A second quick example: In the early 1980’s President Ronald Reagan voiced an extremely belligerent tone toward the Soviet Union (now largely Russia) getting horrible criticism loud and vociferous from liberal Democrats and Reagan haters all over the nation. At Reykjavik, Iceland in talks with Soviet President Gorbachov were tough, and very abrasive. Democrats and world leaders voiced concerns this could lead to nuclear war.
By Gorbachov’s own later admission, the commitment of President Reagan to a larger defense budget, (something that deeply angered liberal progressives, this writer included). History however has proven me dead wrong. Even Soviet government records opened for inspection briefly to the world showed that the Russians knew they could not meet our defenses increases, and it speeded their own demise. There is also strong evidence the U.S. intelligence agencies were aware, perhaps more than aware, of the Russians problems and pushed this to get precisely this result.
Our founders were extremely wise in giving the Executive Branch, primary if not sole authority in making foreign policy with other nations (including receiving foreign leaders making the invitation to Netanyahu to address the House and Congress another ill-conceived act of the same ilk.)
Vice President Joseph Biden, himself a nearly thirty-six year-veteran of that former august body the U.S. Senate, and the Senate Foreign Relations Committee, has made the best contemporary comment on this foreign policy disaster for the United States:
“In thirty-six years in the United States Senate, I cannot recall another instance in which Senators wrote directly to advise another country—much less a longtime foreign adversary—that the President does not have the constitutional authority to reach a meaningful understanding with them. This letter sends a highly misleading signal to friend and foe alike and that our Commander-in Chief cannot deliver on America’s commitments—a message that is as false as it is dangerous.”
Neither the FDR isolationist haters or the progressive Reagan haters in the U.S. Senate in the two historical cases I have cited ever sent such a letter or begun their own negotiation as these 47 Senators–all Republican have done. While prosecuting under the Logan Act or going after these Senators in the legal sphere may be possible, it too is extremely unwise. Prosecuting these Senators is like continuing digging that proverbial hole that we ought not to have begun digging in the first place. The place to hold these people accountable is at the ballot box in the next election and to lay such criticism at them to induce the Senators and future Senates senators never to do this again.
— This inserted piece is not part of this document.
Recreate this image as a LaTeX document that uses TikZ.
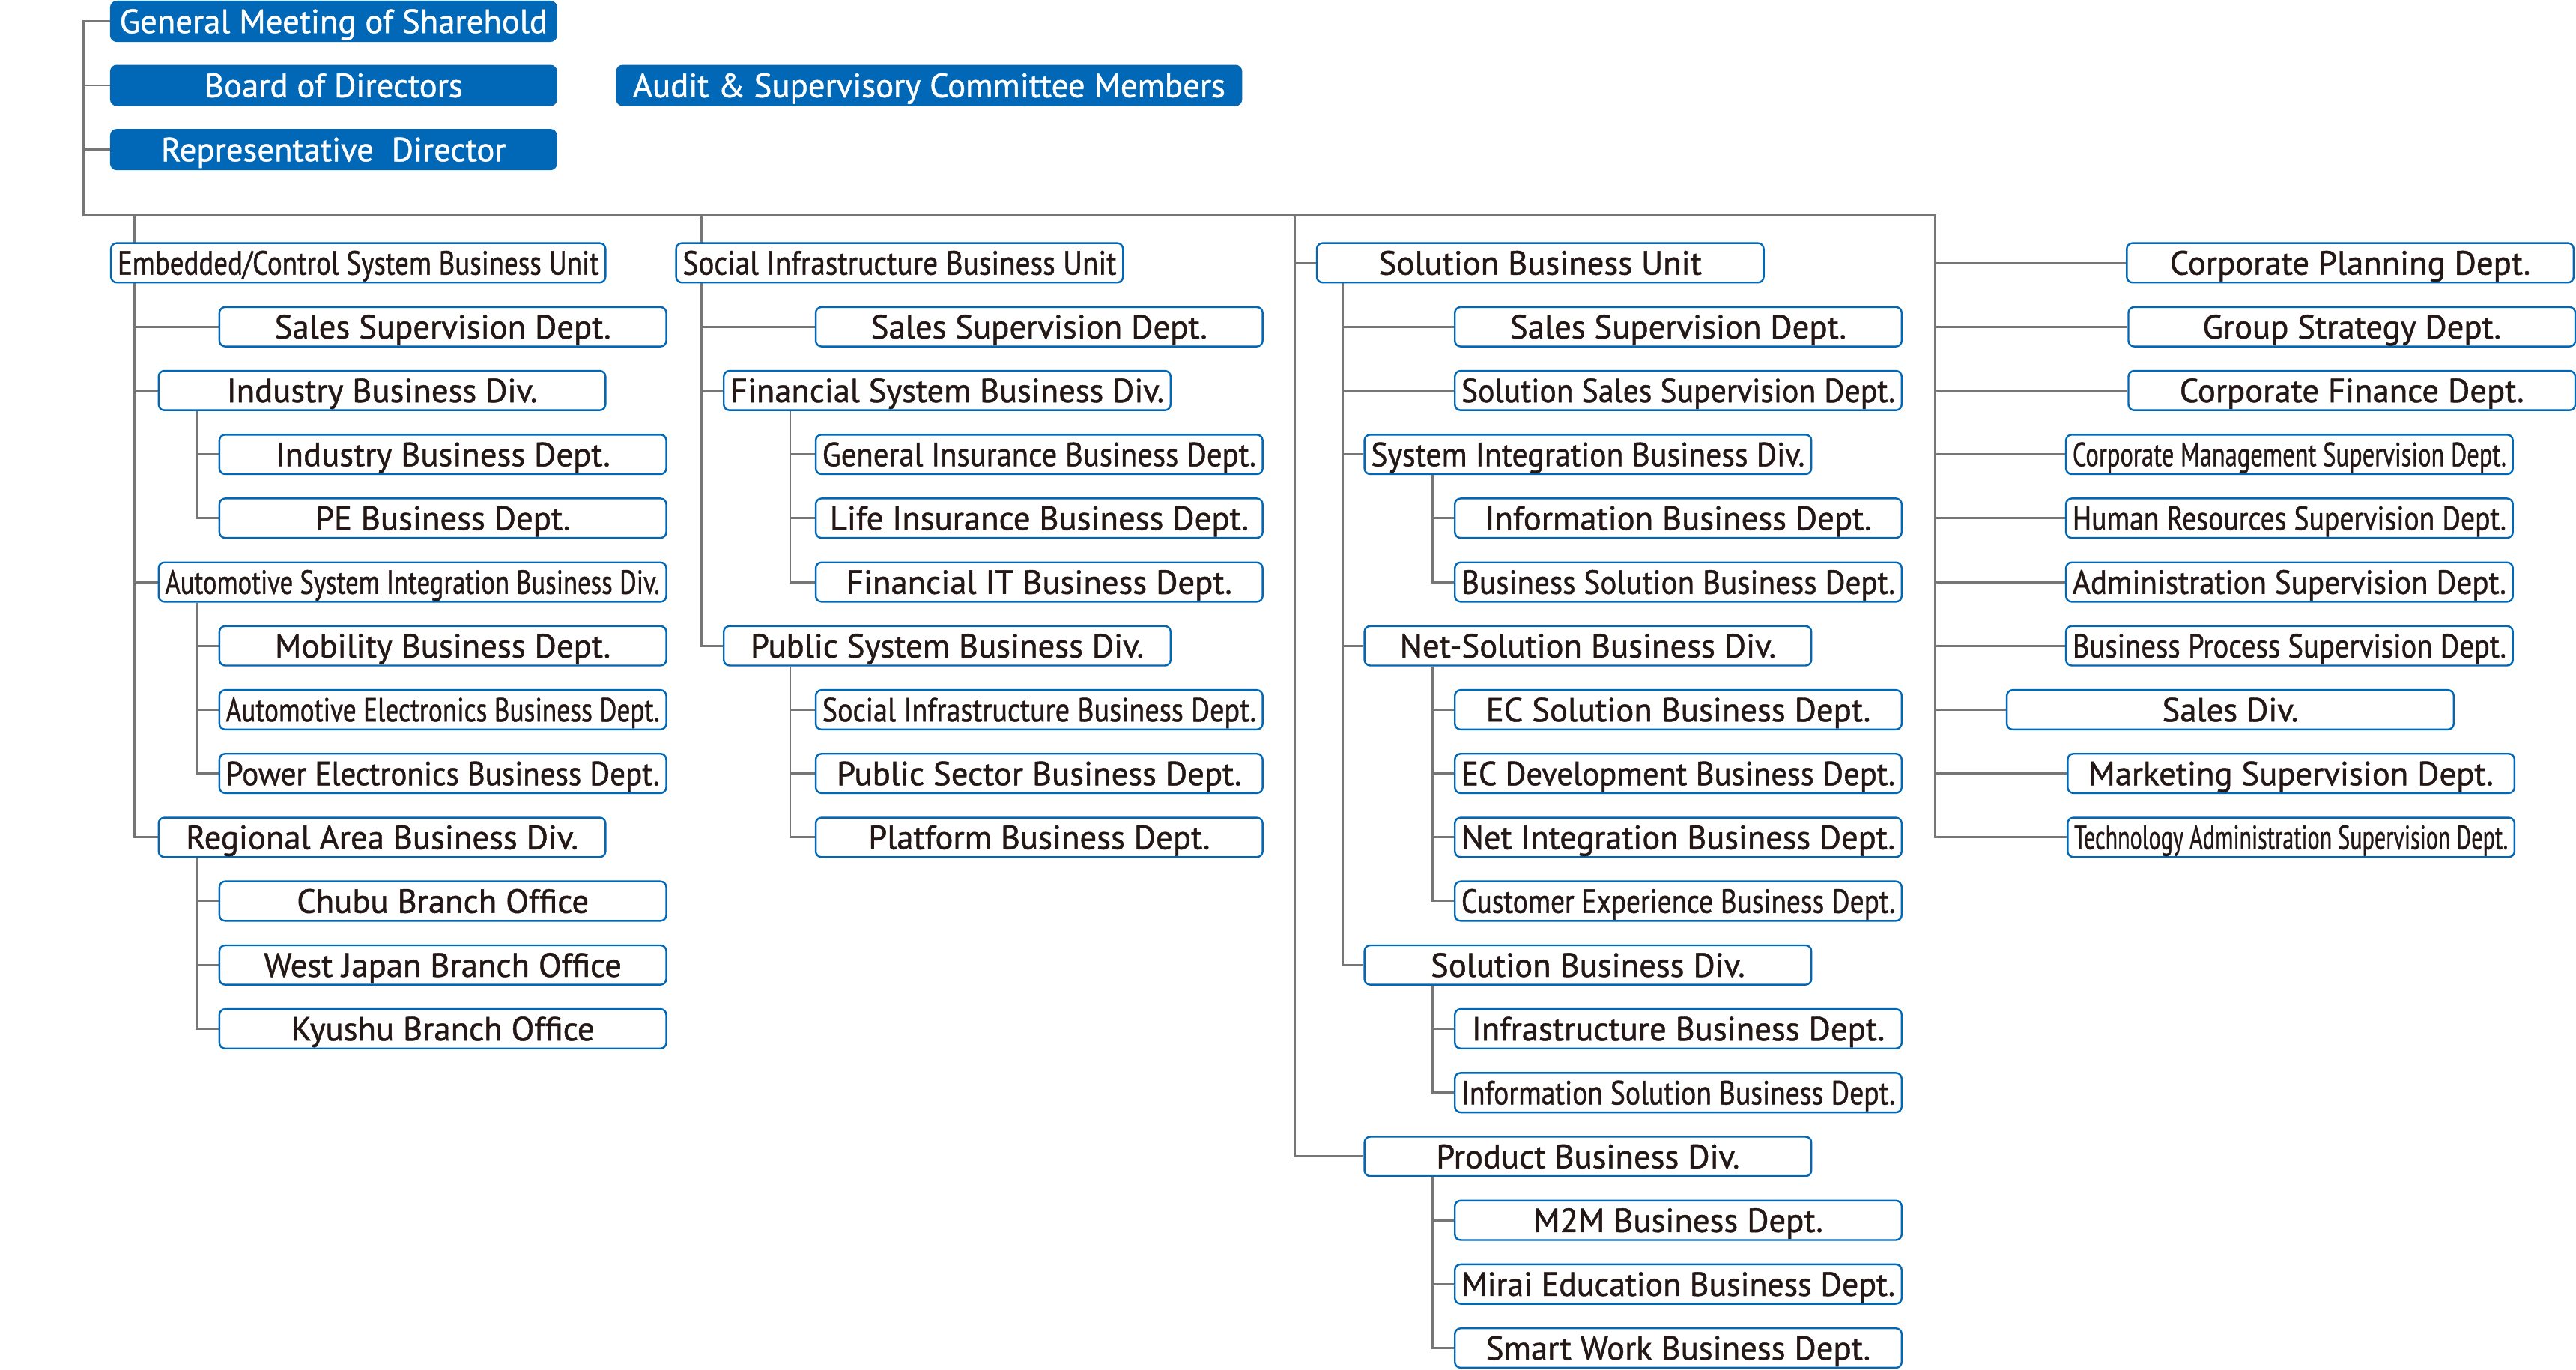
\documentclass[tikz,border=0pt]{standalone}
\usepackage{fontspec}
\setmainfont{PT Sans}[FakeBold=1]
\usepackage{graphicx}
\usetikzlibrary{backgrounds}

\definecolor{orgblue}{HTML}{0068B7}
\definecolor{orgline}{HTML}{767676}
\definecolor{orgtext}{HTML}{231815}

% squeeze a label sideways when it is wider than its box
\newsavebox\fitbox
\newcommand\fitlabel[2][264]{\sbox\fitbox{#2}%
  \ifdim\wd\fitbox>#1pt\relax
    \pgfmathsetmacro\fitratio{#1/\the\wd\fitbox}%
    \scalebox{\fitratio}[1]{\usebox\fitbox}%
  \else\usebox\fitbox\fi}

\tikzset{
  orgbox/.style={draw=orgblue, line width=1.1pt, fill=white, rounded corners=3.5pt,
    minimum width=272pt, minimum height=24pt, inner sep=0pt, text height=14.3pt, text depth=0pt,
    text=orgtext, font=\fontsize{20.4}{22}\selectfont, anchor=west},
  topbox/.style={orgbox, fill=orgblue, text=white},
  link/.style={draw=orgline, line width=1.3pt},
}

\begin{document}
\begin{tikzpicture}[x=1pt, y=-1pt]
\useasboundingbox (0,0) rectangle (1568,833.5);

% top management
\node [topbox, minimum width=271pt] (gm) at (67,13) {\fitlabel{General Meeting of Sharehold}};
\node [topbox, minimum width=271pt] (bod) at (67,52) {\fitlabel{Board of Directors}};
\node [topbox, minimum width=271pt] (rep) at (67,91) {\fitlabel{Representative~~Director}};
\node [topbox, minimum width=380pt] (audit) at (375,52) {\fitlabel[372]{Audit \& Supervisory Committee Members}};

% embedded / control column
\node [orgbox, minimum width=301pt] (ecu) at (67,160) {\fitlabel[293]{Embedded/Control System Business Unit}};
\node [orgbox] (ess) at (133,198.9) {\fitlabel{Sales Supervision Dept.}};
\node [orgbox] (ind) at (96,237.7) {\fitlabel{Industry Business Div.}};
\node [orgbox] (indd) at (133,276.6) {\fitlabel{Industry Business Dept.}};
\node [orgbox] (pe) at (133,315.4) {\fitlabel{PE Business Dept.}};
\node [orgbox, minimum width=309pt] (asi) at (96,354.3) {\fitlabel[301]{Automotive System Integration Business Div.}};
\node [orgbox] (mob) at (133,393.1) {\fitlabel{Mobility Business Dept.}};
\node [orgbox] (aeb) at (133,432) {\fitlabel{Automotive Electronics Business Dept.}};
\node [orgbox] (peb) at (133,470.8) {\fitlabel{Power Electronics Business Dept.}};
\node [orgbox] (reg) at (96,509.7) {\fitlabel{Regional Area Business Div.}};
\node [orgbox] (chubu) at (133,548.5) {\fitlabel{Chubu Branch Office}};
\node [orgbox] (wjp) at (133,587.4) {\fitlabel{West Japan Branch Office}};
\node [orgbox] (kyu) at (133,626.2) {\fitlabel{Kyushu Branch Office}};

% social infrastructure column
\node [orgbox] (siu) at (411,160) {\fitlabel{Social Infrastructure Business Unit}};
\node [orgbox] (sss) at (496,198.9) {\fitlabel{Sales Supervision Dept.}};
\node [orgbox] (fin) at (440,237.7) {\fitlabel{Financial System Business Div.}};
\node [orgbox] (gib) at (496,276.6) {\fitlabel{General Insurance Business Dept.}};
\node [orgbox] (lib) at (496,315.4) {\fitlabel{Life Insurance Business Dept.}};
\node [orgbox] (fit) at (496,354.3) {\fitlabel{Financial IT Business Dept.}};
\node [orgbox] (pub) at (440,393.1) {\fitlabel{Public System Business Div.}};
\node [orgbox] (sib) at (496,432) {\fitlabel{Social Infrastructure Business Dept.}};
\node [orgbox] (psb) at (496,470.8) {\fitlabel{Public Sector Business Dept.}};
\node [orgbox] (plat) at (496,509.7) {\fitlabel{Platform Business Dept.}};

% solution column
\node [orgbox] (sbu) at (801,160) {\fitlabel{Solution Business Unit}};
\node [orgbox] (sls) at (885,198.9) {\fitlabel{Sales Supervision Dept.}};
\node [orgbox] (sss2) at (885,237.7) {\fitlabel{Solution Sales Supervision Dept.}};
\node [orgbox] (sid) at (830,276.6) {\fitlabel{System Integration Business Div.}};
\node [orgbox] (infb) at (885,315.4) {\fitlabel{Information Business Dept.}};
\node [orgbox] (bsb) at (885,354.3) {\fitlabel{Business Solution Business Dept.}};
\node [orgbox] (nsd) at (830,393.1) {\fitlabel{Net-Solution Business Div.}};
\node [orgbox] (ecs) at (885,432) {\fitlabel{EC Solution Business Dept.}};
\node [orgbox] (ecd) at (885,470.8) {\fitlabel{EC Development Business Dept.}};
\node [orgbox] (nib) at (885,509.7) {\fitlabel{Net Integration Business Dept.}};
\node [orgbox] (cxb) at (885,548.5) {\fitlabel{Customer Experience Business Dept.}};
\node [orgbox] (sod) at (830,587.4) {\fitlabel{Solution Business Div.}};
\node [orgbox] (isb) at (885,626.2) {\fitlabel{Infrastructure Business Dept.}};
\node [orgbox] (iso) at (885,665.1) {\fitlabel{Information Solution Business Dept.}};
\node [orgbox] (prd) at (830,703.9) {\fitlabel{Product Business Div.}};
\node [orgbox] (m2m) at (885,742.8) {\fitlabel{M2M Business Dept.}};
\node [orgbox] (mir) at (885,781.6) {\fitlabel{Mirai Education Business Dept.}};
\node [orgbox] (swb) at (885,820.5) {\fitlabel{Smart Work Business Dept.}};

% corporate departments
\node [orgbox] (cpd) at (1294,160) {\fitlabel{Corporate Planning Dept.}};
\node [orgbox] (gsd) at (1295,198.9) {\fitlabel{Group Strategy Dept.}};
\node [orgbox] (cfd) at (1295,237.7) {\fitlabel{Corporate Finance Dept.}};
\node [orgbox] (cms) at (1257,276.6) {\fitlabel{Corporate Management Supervision Dept.}};
\node [orgbox] (hrs) at (1257,315.4) {\fitlabel{Human Resources Supervision Dept.}};
\node [orgbox] (ads) at (1257,354.3) {\fitlabel{Administration Supervision Dept.}};
\node [orgbox] (bps) at (1257,393.1) {\fitlabel{Business Process Supervision Dept.}};
\node [orgbox] (sdv) at (1221,432) {\fitlabel{Sales Div.}};
\node [orgbox] (mks) at (1258,470.8) {\fitlabel{Marketing Supervision Dept.}};
\node [orgbox] (tas) at (1258,509.7) {\fitlabel{Technology Administration Supervision Dept.}};

\coordinate (root) at (51,131);
\coordinate (c1) at (82,131);
\coordinate (c2) at (427,131);
\coordinate (c3) at (788,131);
\coordinate (c4) at (1178,131);

\begin{scope}[on background layer]
% main buses
\draw [link] (gm.west) -| (root) -- (c4) |- (tas.west);
\draw [link] (root |- bod.west) -- (bod.west); \draw [link] (root |- rep.west) -- (rep.west);
\draw [link] (c1) |- (reg.west);
\draw [link] (c2) |- (pub.west);
\draw [link] (c3) |- (prd.west);

% embedded / control
\draw [link] (c1 |- ess.west) -- (ess.west); \draw [link] (c1 |- ind.west) -- (ind.west);
\draw [link] (c1 |- asi.west) -- (asi.west);
\draw [link] ([xshift=23.6pt]ind.south west) |- (pe.west); \draw [link] ([xshift=23.6pt]ind.south west) |- (indd.west);
\draw [link] ([xshift=23.6pt]asi.south west) |- (peb.west); \draw [link] ([xshift=23.6pt]asi.south west) |- (mob.west);
\draw [link] ([xshift=23.6pt]asi.south west) |- (aeb.west);
\draw [link] ([xshift=23.6pt]reg.south west) |- (kyu.west); \draw [link] ([xshift=23.6pt]reg.south west) |- (chubu.west);
\draw [link] ([xshift=23.6pt]reg.south west) |- (wjp.west);

% social infrastructure
\draw [link] (c2 |- sss.west) -- (sss.west); \draw [link] (c2 |- fin.west) -- (fin.west);
\draw [link] ([xshift=41pt]fin.south west) |- (fit.west); \draw [link] ([xshift=41pt]fin.south west) |- (gib.west);
\draw [link] ([xshift=41pt]fin.south west) |- (lib.west);
\draw [link] ([xshift=41pt]pub.south west) |- (plat.west); \draw [link] ([xshift=41pt]pub.south west) |- (sib.west);
\draw [link] ([xshift=41pt]pub.south west) |- (psb.west);

% solution
\draw [link] (c3 |- sbu.west) -- (sbu.west);
\draw [link] ([xshift=16.5pt]sbu.south west) |- (sod.west);
\draw [link] ([xshift=16.5pt]sbu.south west) |- (sls.west); \draw [link] ([xshift=16.5pt]sbu.south west) |- (sss2.west);
\draw [link] ([xshift=16.5pt]sbu.south west) |- (sid.west); \draw [link] ([xshift=16.5pt]sbu.south west) |- (nsd.west);
\draw [link] ([xshift=42pt]sid.south west) |- (bsb.west); \draw [link] ([xshift=42pt]sid.south west) |- (infb.west);
\draw [link] ([xshift=42pt]nsd.south west) |- (cxb.west); \draw [link] ([xshift=42pt]nsd.south west) |- (ecs.west);
\draw [link] ([xshift=42pt]nsd.south west) |- (ecd.west); \draw [link] ([xshift=42pt]nsd.south west) |- (nib.west);
\draw [link] ([xshift=42pt]sod.south west) |- (iso.west); \draw [link] ([xshift=42pt]sod.south west) |- (isb.west);
\draw [link] ([xshift=42pt]prd.south west) |- (swb.west); \draw [link] ([xshift=42pt]prd.south west) |- (m2m.west);
\draw [link] ([xshift=42pt]prd.south west) |- (mir.west);

% corporate
\draw [link] (c4 |- cpd.west) -- (cpd.west); \draw [link] (c4 |- gsd.west) -- (gsd.west);
\draw [link] (c4 |- cfd.west) -- (cfd.west); \draw [link] (c4 |- cms.west) -- (cms.west);
\draw [link] (c4 |- hrs.west) -- (hrs.west); \draw [link] (c4 |- ads.west) -- (ads.west);
\draw [link] (c4 |- bps.west) -- (bps.west); \draw [link] (c4 |- sdv.west) -- (sdv.west);
\draw [link] (c4 |- mks.west) -- (mks.west);
\end{scope}
\end{tikzpicture}
\end{document}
Note: This contemplated agreement is an executive agreement rather than a formal treaty binding the United States under international as well as U.S. law. The one thing the Senators did get right is that a future President might undo this agreement if he or she wished. But two years from now or a little less is plenty of time to convince an incoming President who is briefed by the outgoing administration to see the wisdom in continuing it. History provides innumerable examples. Should the President decide to execute such a formal treaty, that treaty indeed would go before the U.S. Senate for a two thirds majority approval. When FDR made the Destroyers for Bases Deal he judged and had to consider how the American people would in the months following the deal react to it. He judged rightly. The majority of Americans saw the bases as a great defense system to keep Germany away from our shores however un-neutral the act providing destroyers to a belligerent was.